|1. It takes two to argue. You can always refuse to participate.
2. A certain amount of tension is to be expected when you're getting divorced. Expect difficult discussions, but they don't have to result in a fight.
3. Try to understand your spouse's viewpoint. Once you understand what he or she wants, you can begin to see how you might be able to help resolve the situation.
4. Evaluate your own goals. Are you entrenched in a position that may have another solution? If you want your children on Wednesday night for dinner, will Thursday do? If your goal is financial security, is one particular asset the key, or could another be substituted?
5. Use "I" statements. Begin every sentence with "I," rather than "you." Example: "I feel upset when I hear you say that I'm a bad father because I have to work so many hours," instead of "You are always accusing me of being a bad father."
6. After you explain how you feel, listen to your spouse's side of the story. Repeat what you heard, to make sure for yourself (and to convey to your spouse) that you understand how he or she views the situation.

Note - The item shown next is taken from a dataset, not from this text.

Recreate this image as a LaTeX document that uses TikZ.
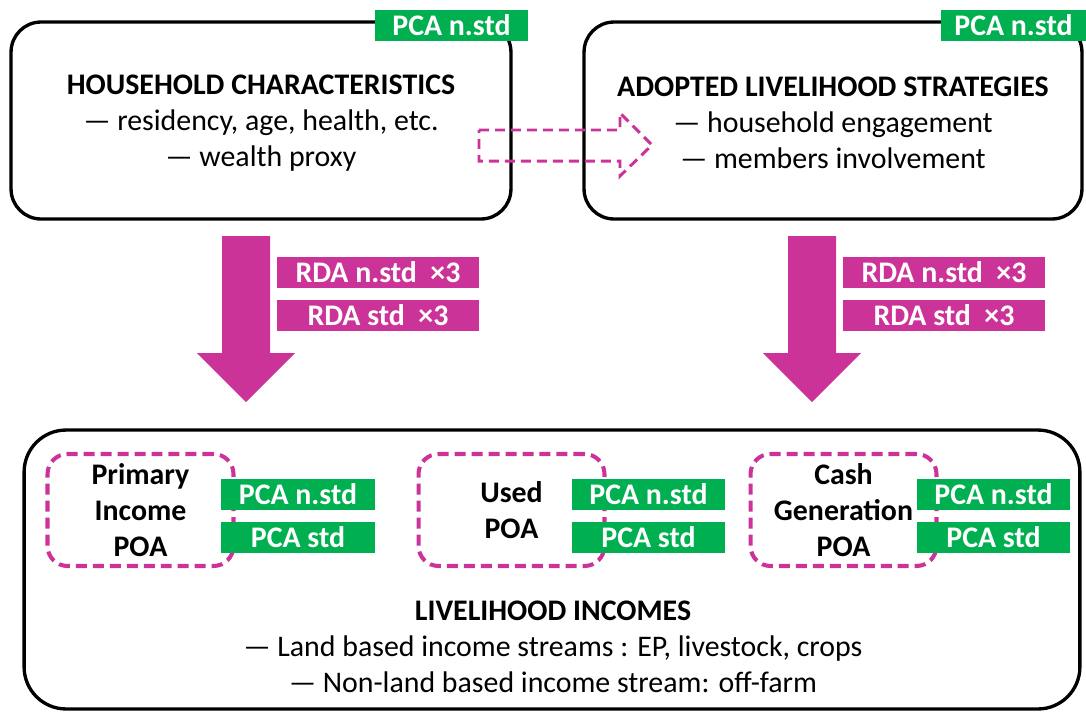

7. Plan a time to have a discussion with your spouse about a specific issue that bothers you. Limit the discussion.
8. Choose your timing. The same comment may evoke a different response if chosen: 1) when neither of you is tired; 2) when neither of you is already angry; and 3) the children or others are not in earshot.
9. Be prepared to say "I'm sorry" sometimes. "I was wrong" can go a long way.
10. Above all, let annoyances go and choose your battles wisely. They are too important to squander.